● **WHAT IS ASKED**
Pick out every line holding the string "matplotlib" and copy it.
* begin DATA PROVIDED *
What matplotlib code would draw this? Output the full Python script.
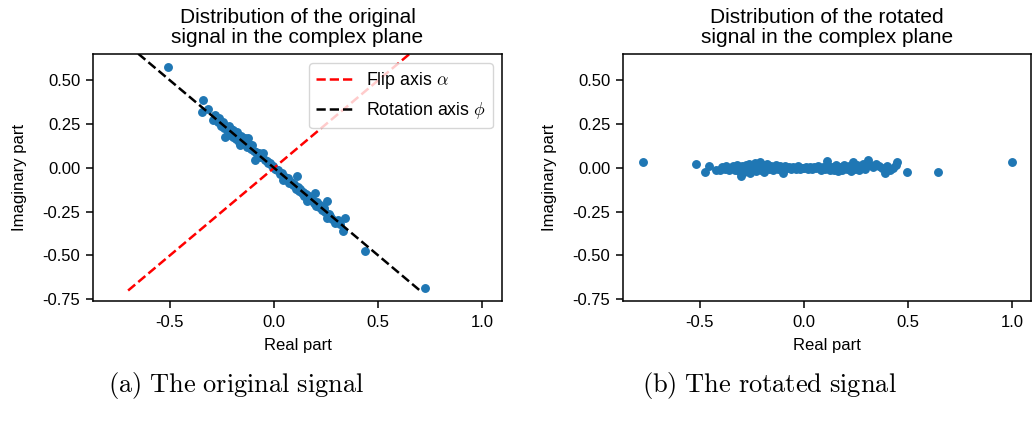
import matplotlib
matplotlib.use("Agg")
import matplotlib.pyplot as plt

plt.rcParams['font.family'] = ['Liberation Sans', 'DejaVu Sans']
plt.rcParams['mathtext.fontset'] = 'cm'
plt.rcParams['axes.unicode_minus'] = False
plt.rcParams['axes.linewidth'] = 1.1
plt.rcParams['xtick.major.size'] = 4.8
plt.rcParams['ytick.major.size'] = 4.8
plt.rcParams['xtick.major.width'] = 1.1
plt.rcParams['ytick.major.width'] = 1.1
plt.rcParams['xtick.major.pad'] = 5.5
plt.rcParams['ytick.major.pad'] = 4.5

# original signal (points in the complex plane)
orig_re = [-0.511, -0.342, -0.346, -0.318, -0.291, -0.284, -0.270, -0.262, -0.255, -0.243,
           -0.240, -0.235, -0.228, -0.221, -0.215, -0.210, -0.205, -0.198, -0.195, -0.190,
           -0.184, -0.178, -0.172, -0.166, -0.163, -0.158, -0.152, -0.146, -0.140, -0.135,
           -0.128, -0.123, -0.118, -0.112, -0.105, -0.098, -0.091, -0.088, -0.080, -0.072,
           -0.065, -0.058, -0.051, -0.044, -0.036, -0.028, -0.020, -0.012, -0.004, 0.004,
           0.012, 0.020, 0.028, 0.036, 0.045, 0.052, 0.060, 0.066, 0.074, 0.082,
           0.090, 0.098, 0.109, 0.105, 0.114, 0.120, 0.127, 0.133, 0.140, 0.146,
           0.152, 0.157, 0.162, 0.168, 0.175, 0.182, 0.190, 0.196, 0.200, 0.208,
           0.215, 0.222, 0.230, 0.238, 0.245, 0.252, 0.255, 0.262, 0.270, 0.280,
           0.292, 0.305, 0.332, 0.340, 0.318, 0.4375, 0.725]
orig_im = [0.576, 0.390, 0.320, 0.335, 0.273, 0.300, 0.262, 0.285, 0.240, 0.263,
           0.225, 0.174, 0.232, 0.205, 0.238, 0.190, 0.220, 0.176, 0.216, 0.200,
           0.162, 0.205, 0.185, 0.150, 0.131, 0.180, 0.160, 0.140, 0.172, 0.150,
           0.118, 0.169, 0.135, 0.110, 0.128, 0.098, 0.045, 0.090, 0.078, 0.085,
           0.060, 0.068, 0.083, 0.045, 0.040, 0.025, 0.030, 0.010, 0.008, -0.006,
           -0.015, -0.010, -0.035, -0.028, -0.068, -0.050, -0.070, -0.055, -0.085, -0.078,
           -0.100, -0.092, -0.049, -0.118, -0.108, -0.130, -0.122, -0.145, -0.138, -0.160,
           -0.150, -0.191, -0.172, -0.160, -0.185, -0.178, -0.200, -0.144, -0.215, -0.195,
           -0.225, -0.210, -0.238, -0.228, -0.250, -0.191, -0.286, -0.262, -0.275, -0.290,
           -0.314, -0.300, -0.362, -0.286, -0.320, -0.472, -0.686]

# rotated signal
rot_re = [-0.772, -0.520, -0.476, -0.456, -0.420, -0.403, -0.395, -0.380, -0.372, -0.360,
          -0.350, -0.342, -0.330, -0.322, -0.312, -0.300, -0.295, -0.288, -0.280, -0.272,
          -0.265, -0.258, -0.250, -0.242, -0.235, -0.228, -0.220, -0.211, -0.205, -0.198,
          -0.190, -0.182, -0.175, -0.168, -0.160, -0.150, -0.142, -0.133, -0.125, -0.115,
          -0.105, -0.099, -0.090, -0.080, -0.070, -0.060, -0.050, -0.040, -0.030, -0.020,
          -0.010, 0.000, 0.010, 0.020, 0.030, 0.040, 0.050, 0.060, 0.070, 0.080,
          0.090, 0.100, 0.109, 0.115, 0.125, 0.135, 0.145, 0.155, 0.165, 0.175,
          0.185, 0.195, 0.205, 0.215, 0.225, 0.237, 0.245, 0.255, 0.265, 0.275,
          0.285, 0.295, 0.309, 0.318, 0.330, 0.345, 0.360, 0.375, 0.389, 0.400,
          0.415, 0.430, 0.448, 0.440, 0.496, 0.645, 1.000]
rot_im = [0.036, 0.024, -0.025, 0.011, -0.012, -0.011, 0.005, -0.008, 0.010, -0.015,
          0.002, 0.012, -0.010, 0.018, -0.020, -0.049, 0.008, -0.022, 0.015, -0.005,
          0.022, -0.030, 0.010, -0.012, 0.025, -0.020, 0.005, 0.032, -0.010, 0.015,
          -0.025, 0.008, 0.020, -0.008, 0.012, -0.015, 0.005, 0.015, -0.005, 0.008,
          -0.012, -0.030, 0.010, -0.002, 0.006, -0.008, 0.004, -0.004, 0.008, -0.006,
          0.002, -0.003, 0.006, -0.004, 0.003, -0.008, 0.005, -0.002, 0.008, -0.010,
          0.004, -0.006, 0.041, 0.012, -0.015, 0.006, -0.010, 0.015, -0.020, 0.003,
          -0.012, 0.018, -0.008, 0.010, -0.018, 0.032, -0.005, 0.015, -0.012, 0.008,
          0.020, -0.006, 0.045, 0.015, 0.005, 0.020, 0.010, 0.002, -0.027, 0.008,
          -0.010, 0.000, 0.036, 0.015, -0.021, -0.021, 0.032]

# axis lines drawn on the left panel
flip_x = [-0.7, 0.7]
flip_y = [-0.7, 0.7]
rot_axis_x = [-0.7, 0.7]
rot_axis_y = [0.7, -0.7]

fig = plt.figure(figsize=(10.32, 4.30), dpi=100)
ax1 = fig.add_axes([0.0904, 0.3007, 0.3957, 0.573])
ax2 = fig.add_axes([0.604, 0.3007, 0.3953, 0.573])

fs = 12
ax1.scatter(orig_re, orig_im, s=29, color='#1f77b4')
ax1.plot(flip_x, flip_y, '--', color='red', lw=1.8, label=r'Flip axis $\alpha$')
ax1.plot(rot_axis_x, rot_axis_y, '--', color='black', lw=1.8, label=r'Rotation axis $\phi$')
ax1.legend(loc='upper right', fontsize=12.8)
ax1.set_title('Distribution of the original\nsignal in the complex plane', fontsize=15, pad=8, linespacing=1.05)

ax2.scatter(rot_re, rot_im, s=29, color='#1f77b4')
ax2.set_title('Distribution of the rotated\nsignal in the complex plane', fontsize=15, pad=8, linespacing=1.05)

for ax in (ax1, ax2):
    ax.set_xlim(-0.867, 1.092)
    ax.set_ylim(-0.758, 0.648)
    ax.set_xticks([-0.5, 0.0, 0.5, 1.0])
    ax.set_yticks([-0.75, -0.5, -0.25, 0.0, 0.25, 0.5])
    ax.tick_params(labelsize=fs)
    ax.set_xlabel('Real part', fontsize=fs, labelpad=6)
    ax.set_ylabel('Imaginary part', fontsize=fs, labelpad=11)

fig.text(0.229, 0.088, r'$\mathrm{(a)\ The\ original\ signal}$', fontsize=19, ha='center', va='baseline')
fig.text(0.746, 0.088, r'$\mathrm{(b)\ The\ rotated\ signal}$', fontsize=19, ha='center', va='baseline')

fig.savefig('out.png', dpi=100)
* end DATA PROVIDED *
● **FULL RESPONSE**
What matplotlib code would draw this? Output the full Python script.
import matplotlib
matplotlib.use("Agg")
import matplotlib.pyplot as plt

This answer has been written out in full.